* Begin DATA PROVIDED *

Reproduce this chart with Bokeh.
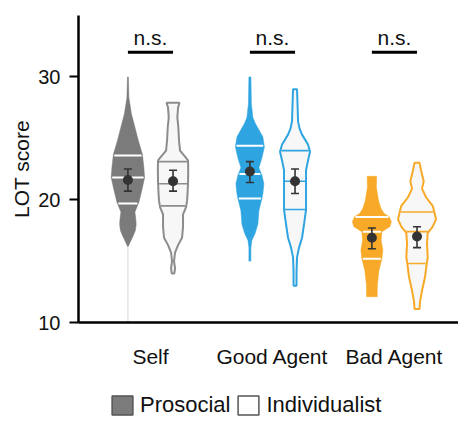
import numpy as np
from bokeh.plotting import figure
from bokeh.layouts import column
from bokeh.models import FixedTicker, Legend, LegendItem, Range1d
from bokeh.core.properties import value
from bokeh.embed import file_html
from bokeh.resources import INLINE

categories = ["Self", "Good Agent", "Bad Agent"]
groups = ["Prosocial", "Individualist"]
y_ticks = [10, 20, 30]
sig_labels = ["n.s.", "n.s.", "n.s."]

# violin outlines: LOT score levels (top to bottom) and density half-widths
self_pro_y = [30.0, 28.3, 27.0, 25.9, 24.8, 23.7, 22.6, 21.8, 20.8, 19.8, 19.0, 18.5, 18.0, 17.5, 17.0, 16.5, 16.2]
self_pro_w = [0.4, 1.0, 3.5, 7.0, 10.5, 14.5, 16.0, 16.7, 14.0, 11.0, 7.0, 7.8, 8.3, 7.5, 5.0, 2.0, 0.4]
self_ind_y = [27.9, 27.5, 26.7, 25.9, 24.8, 24.0, 23.5, 23.2, 22.4, 21.4, 20.5, 19.9, 19.4, 18.8, 17.8, 16.9, 16.3, 15.7, 15.0, 14.4, 14.0]
self_ind_w = [6.5, 5.0, 4.3, 5.3, 6.0, 7.0, 12.0, 15.0, 15.2, 15.0, 14.5, 14.0, 13.0, 10.0, 10.0, 9.0, 5.0, 2.0, 1.0, 2.0, 1.3]
good_pro_y = [30.0, 27.8, 26.7, 26.2, 25.7, 25.1, 24.3, 23.4, 22.6, 22.0, 21.3, 20.5, 20.1, 19.1, 18.0, 17.2, 16.7, 16.1, 15.0]
good_pro_w = [1.0, 1.5, 3.0, 5.5, 9.0, 13.0, 14.5, 12.0, 9.0, 12.0, 14.0, 13.0, 12.0, 9.0, 8.0, 5.0, 2.0, 1.0, 1.0]
good_ind_y = [29.0, 27.8, 26.4, 25.8, 25.3, 24.5, 23.9, 23.2, 22.4, 21.5, 20.5, 19.2, 18.0, 16.9, 16.1, 15.3, 14.2, 13.0]
good_ind_w = [2.0, 2.5, 3.0, 4.5, 7.0, 13.0, 15.0, 13.0, 11.0, 11.0, 11.0, 11.0, 9.0, 7.0, 4.0, 2.0, 1.5, 1.5]
bad_pro_y = [21.9, 21.0, 19.9, 19.3, 18.9, 18.6, 18.2, 17.8, 17.4, 16.7, 15.9, 15.2, 14.2, 13.1, 12.1]
bad_pro_w = [4.7, 4.5, 6.7, 9.0, 12.0, 17.5, 19.5, 18.0, 10.0, 9.3, 11.0, 10.0, 7.0, 5.5, 5.3]
bad_ind_y = [23.0, 22.4, 21.5, 20.9, 20.2, 19.5, 19.0, 18.4, 17.8, 17.3, 16.4, 15.3, 14.8, 13.7, 12.6, 11.7, 11.1]
bad_ind_w = [2.5, 4.0, 6.7, 5.0, 9.0, 15.7, 17.3, 19.0, 15.7, 10.7, 10.0, 10.7, 9.7, 8.0, 5.0, 3.0, 2.5]

# quartiles (Q1, median, Q3)
self_pro_q = [19.7, 21.8, 23.6]
self_ind_q = [19.5, 21.3, 23.1]
good_pro_q = [20.1, 22.1, 24.4]
good_ind_q = [19.2, 21.5, 24.0]
bad_pro_q = [15.2, 17.4, 18.6]
bad_ind_q = [14.8, 17.4, 19.0]

# means and error bars
pro_mean = [21.6, 22.3, 16.9]
pro_lo = [20.7, 21.4, 16.0]
pro_hi = [22.5, 23.1, 17.7]
ind_mean = [21.5, 21.5, 17.0]
ind_lo = [20.7, 20.5, 16.1]
ind_hi = [22.4, 22.5, 17.8]

cat_colors = ["#7b7b7b", "#2ea5e0", "#f7a927"]
ind_lines = ["#8c8c8c", "#2ea5e0", "#f7a927"]
IND_FILL = "#f7f7f7"
DENS = 1 / 122.0
OFF = 0.185
FONT = "Liberation Sans"

p = figure(width=458, height=370, output_backend="svg", toolbar_location=None,
           x_range=Range1d(0.41, 3.525), y_range=Range1d(10, 35),
           min_border_left=78, min_border_right=0, min_border_top=15, min_border_bottom=48)
p.outline_line_color = None
p.xgrid.visible = False
p.ygrid.visible = False

pro_profiles = [(self_pro_y, self_pro_w, self_pro_q), (good_pro_y, good_pro_w, good_pro_q), (bad_pro_y, bad_pro_w, bad_pro_q)]
ind_profiles = [(self_ind_y, self_ind_w, self_ind_q), (good_ind_y, good_ind_w, good_ind_q), (bad_ind_y, bad_ind_w, bad_ind_q)]

# faint tail of the Self prosocial violin
p.segment(x0=[1 - OFF], y0=[10], x1=[1 - OFF], y1=[30], line_color="#e4e4e4", line_width=1.5)

def violin(c, y, w):
    y = np.array(y); w = np.array(w) * DENS
    xs = list(c + w) + list((c - w)[::-1])
    ys = list(y) + list(y[::-1])
    return xs, ys

for i in range(3):
    for j, (profiles, side) in enumerate([(pro_profiles, -OFF), (ind_profiles, OFF)]):
        y, w, q = profiles[i]
        c = i + 1 + side
        xs, ys = violin(c, y, w)
        if j == 0:
            p.patch(xs, ys, fill_color=cat_colors[i], line_color=cat_colors[i], line_width=0.5)
            qcol, qw = "white", 2
        else:
            p.patch(xs, ys, fill_color=IND_FILL, line_color=ind_lines[i], line_width=2)
            qcol, qw = ind_lines[i], 1.6
        hw = np.interp(q, np.array(y)[::-1], np.array(w)[::-1]) * DENS
        p.segment(x0=list(c - hw + 0.008), y0=q, x1=list(c + hw - 0.008), y1=q, line_color=qcol, line_width=qw)

# means with error bars
CAP = 4 * DENS
for side, m, lo, hi in [(-OFF, pro_mean, pro_lo, pro_hi), (OFF, ind_mean, ind_lo, ind_hi)]:
    xc = [k + 1 + side for k in range(3)]
    p.segment(x0=xc, y0=lo, x1=xc, y1=hi, line_color="#333333", line_width=1.6)
    p.segment(x0=[x - CAP for x in xc], y0=lo, x1=[x + CAP for x in xc], y1=lo, line_color="#333333", line_width=1.6)
    p.segment(x0=[x - CAP for x in xc], y0=hi, x1=[x + CAP for x in xc], y1=hi, line_color="#333333", line_width=1.6)
    p.scatter(x=xc, y=m, size=10, fill_color="#333333", line_color=None)

# significance bars
xs0 = [k + 1 - OFF for k in range(3)]
xs1 = [k + 1 + OFF for k in range(3)]
p.segment(x0=xs0, y0=[32.0] * 3, x1=xs1, y1=[32.0] * 3, line_color="black", line_width=3)
p.text(x=[k + 1 for k in range(3)], y=[33.2] * 3, text=sig_labels, text_align="center",
       text_baseline="alphabetic", text_font=value(FONT), text_font_size="21px", text_color="#111111")

# axes
p.xaxis.ticker = FixedTicker(ticks=[1, 2, 3])
p.xaxis.major_label_overrides = {1: categories[0], 2: categories[1], 3: categories[2]}
p.xaxis.major_tick_line_color = None
p.xaxis.minor_tick_line_color = None
p.xaxis.axis_line_width = 2.5
p.xaxis.major_label_standoff = 16
p.xaxis.major_label_text_font = FONT
p.xaxis.major_label_text_font_size = "21px"
p.xaxis.major_label_text_color = "#111111"

p.yaxis.ticker = FixedTicker(ticks=y_ticks)
p.yaxis.minor_tick_line_color = None
p.yaxis.axis_line_width = 2.5
p.yaxis.major_tick_line_width = 2
p.yaxis.major_tick_out = 9
p.yaxis.major_tick_in = 0
p.yaxis.major_label_standoff = 9
p.yaxis.major_label_text_font = FONT
p.yaxis.major_label_text_font_size = "20px"
p.yaxis.major_label_text_color = "#111111"
p.yaxis.axis_label = "LOT score"
p.yaxis.axis_label_text_font = FONT
p.yaxis.axis_label_text_font_size = "21px"
p.yaxis.axis_label_text_font_style = "normal"
p.yaxis.axis_label_standoff = 2
p.yaxis.axis_label_text_color = "#111111"

# legend in a small strip below
q = figure(width=458, height=54, output_backend="svg", toolbar_location=None,
           x_range=Range1d(0, 1), y_range=Range1d(0, 1),
           x_axis_location=None, y_axis_location=None, min_border=0)
q.outline_line_color = None
q.xgrid.visible = False
q.ygrid.visible = False
r_pro = q.quad(left=[5], right=[6], top=[5], bottom=[6], fill_color="#7b7b7b", line_color="#555555", line_width=1.5)
r_ind = q.quad(left=[5], right=[6], top=[5], bottom=[6], fill_color="white", line_color="#555555", line_width=1.5)
legend = Legend(items=[LegendItem(label=groups[0], renderers=[r_pro]), LegendItem(label=groups[1], renderers=[r_ind])],
                orientation="horizontal", location=(31, 6), glyph_width=26, glyph_height=24,
                label_standoff=5, spacing=5, padding=0, margin=0,
                label_text_font=FONT, label_text_font_size="22px", label_text_color="#111111",
                border_line_alpha=0, background_fill_alpha=0)
q.add_layout(legend, "center")

layout = column(p, q, spacing=0)
open("out.html", "w").write(file_html(layout, INLINE))
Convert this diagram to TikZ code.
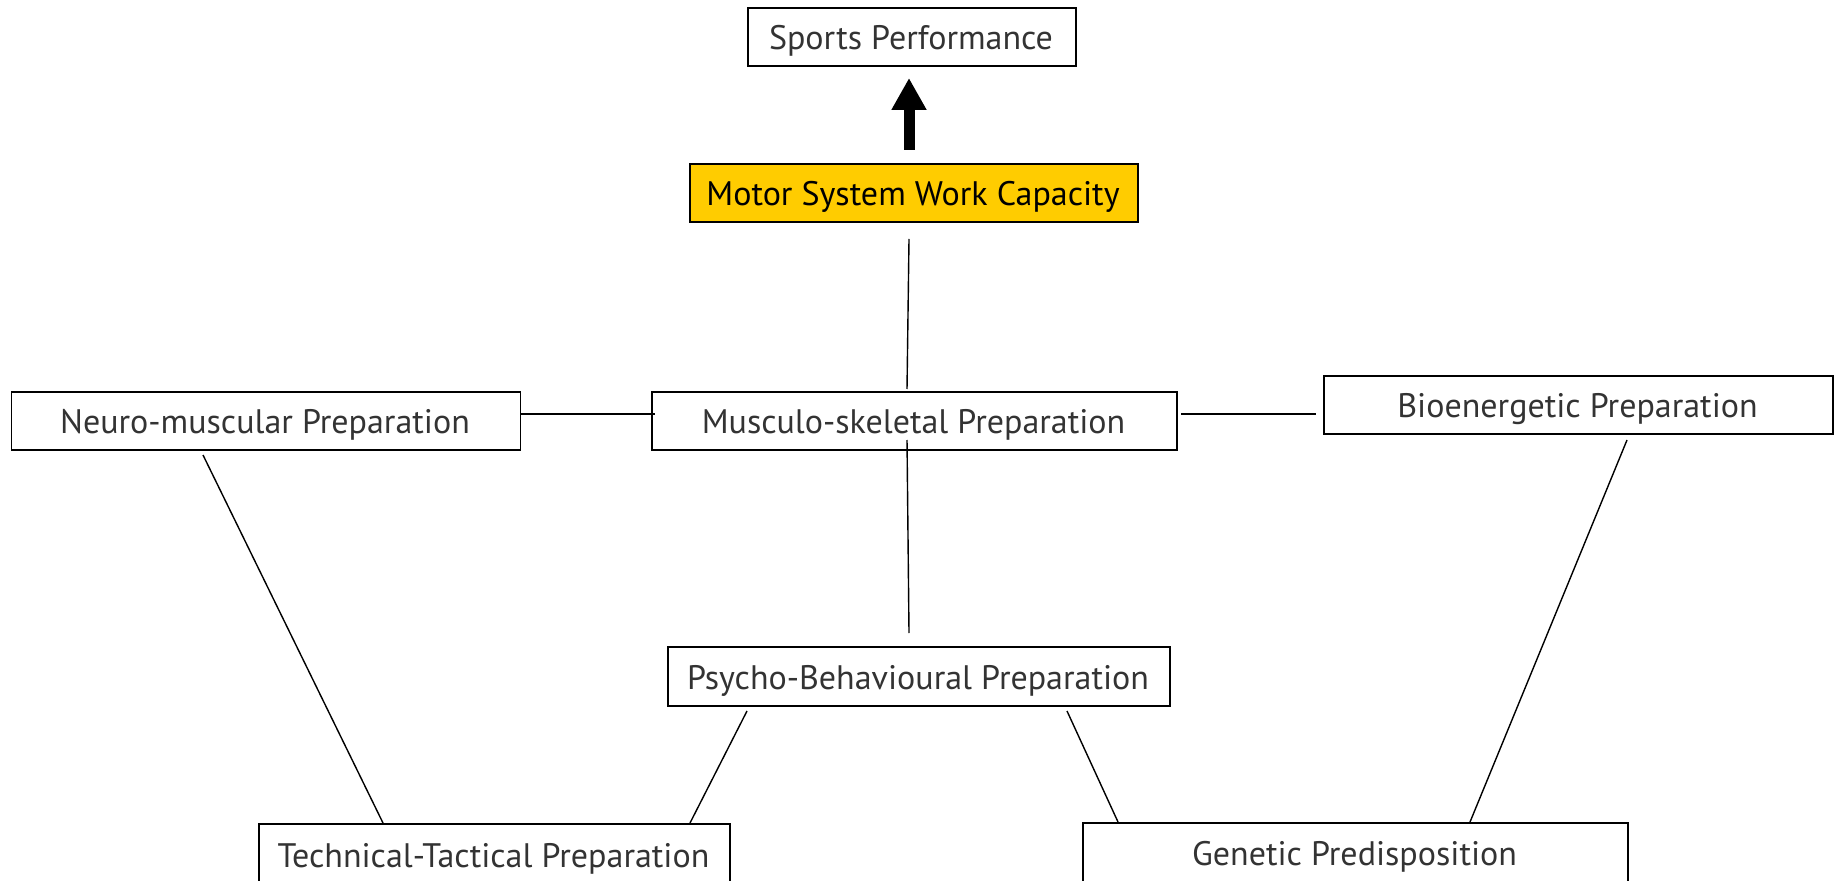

* End DATA PROVIDED *

** DESCRIPTION OF THE TASK **
Without the pictures, repeat the entries above line by line, from the first through the one that contains "from bokeh.resources import INLINE", both ends included.

** RESULT OF THE TASK **
Reproduce this chart with Bokeh.
import numpy as np
from bokeh.plotting import figure
from bokeh.layouts import column
from bokeh.models import FixedTicker, Legend, LegendItem, Range1d
from bokeh.core.properties import value
from bokeh.embed import file_html
from bokeh.resources import INLINE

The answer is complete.